§ **PROVIDED MATERIAL**

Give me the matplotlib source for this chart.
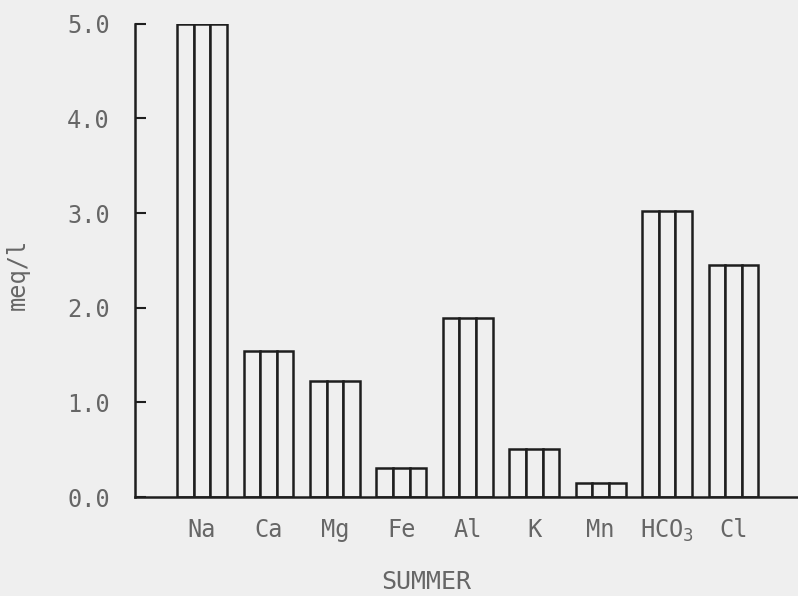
import matplotlib
matplotlib.use("Agg")
import matplotlib.pyplot as plt
import numpy as np

# Summer ion concentrations (meq/l)
ions = ["Na", "Ca", "Mg", "Fe", "Al", "K", "Mn", r"HCO$_3$", "Cl"]
meq = [5.0, 1.54, 1.23, 0.31, 1.89, 0.51, 0.15, 3.02, 2.45]
y_ticks = [0.0, 1.0, 2.0, 3.0, 4.0, 5.0]
y_tick_labels = ["0.0", "1.0", "2.0", "3.0", "4.0", "5.0"]

paper = "#efefef"
ink = "#1e1e1e"
text_col = "#666666"
font = "DejaVu Sans Mono"

fig = plt.figure(figsize=(7.98, 5.96), dpi=100, facecolor=paper)
ax = fig.add_axes([0.169, 0.166, 0.831, 0.794])
ax.set_facecolor(paper)

x = np.arange(len(ions))
width = 0.75
# each bar is split into three vertical strips
for k in (-1, 0, 1):
    ax.bar(x + k * width / 3, meq, width=width / 3, facecolor=paper,
           edgecolor=ink, linewidth=1.8, zorder=2)

ax.set_xlim(-1.01, 8.97)
ax.set_ylim(0, 5.0)

for side in ("top", "right"):
    ax.spines[side].set_visible(False)
for side in ("left", "bottom"):
    ax.spines[side].set_color(ink)
    ax.spines[side].set_linewidth(1.8)

ax.set_yticks(y_ticks)
ax.set_yticklabels(y_tick_labels, fontfamily=font, fontsize=17, color=text_col)
ax.tick_params(axis="y", direction="in", length=8, width=1.5, color=ink, pad=18)

ax.set_xticks(x)
ax.set_xticklabels(ions, fontfamily=font, fontsize=17, color=text_col)
ax.tick_params(axis="x", length=0, pad=15)

ax.set_ylabel("meq/l", fontfamily=font, fontsize=17, color=text_col)
ax.yaxis.set_label_coords(-0.158, 0.47)

ax.text(0.44, -0.18, "SUMMER", transform=ax.transAxes, ha="center",
        va="center", fontfamily=font, fontsize=18, color=text_col)

fig.savefig("out.png", dpi=100, facecolor=paper)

§ **OBJECTIVE**
Give back exactly the lines from the first line of the data through the line with "ax.set_ylim(0, 5.0)", pictures excluded.

§ **CORRECT OUTPUT**
Give me the matplotlib source for this chart.
import matplotlib
matplotlib.use("Agg")
import matplotlib.pyplot as plt
import numpy as np

# Summer ion concentrations (meq/l)
ions = ["Na", "Ca", "Mg", "Fe", "Al", "K", "Mn", r"HCO$_3$", "Cl"]
meq = [5.0, 1.54, 1.23, 0.31, 1.89, 0.51, 0.15, 3.02, 2.45]
y_ticks = [0.0, 1.0, 2.0, 3.0, 4.0, 5.0]
y_tick_labels = ["0.0", "1.0", "2.0", "3.0", "4.0", "5.0"]

paper = "#efefef"
ink = "#1e1e1e"
text_col = "#666666"
font = "DejaVu Sans Mono"

fig = plt.figure(figsize=(7.98, 5.96), dpi=100, facecolor=paper)
ax = fig.add_axes([0.169, 0.166, 0.831, 0.794])
ax.set_facecolor(paper)

x = np.arange(len(ions))
width = 0.75
# each bar is split into three vertical strips
for k in (-1, 0, 1):
    ax.bar(x + k * width / 3, meq, width=width / 3, facecolor=paper,
           edgecolor=ink, linewidth=1.8, zorder=2)

ax.set_xlim(-1.01, 8.97)
ax.set_ylim(0, 5.0)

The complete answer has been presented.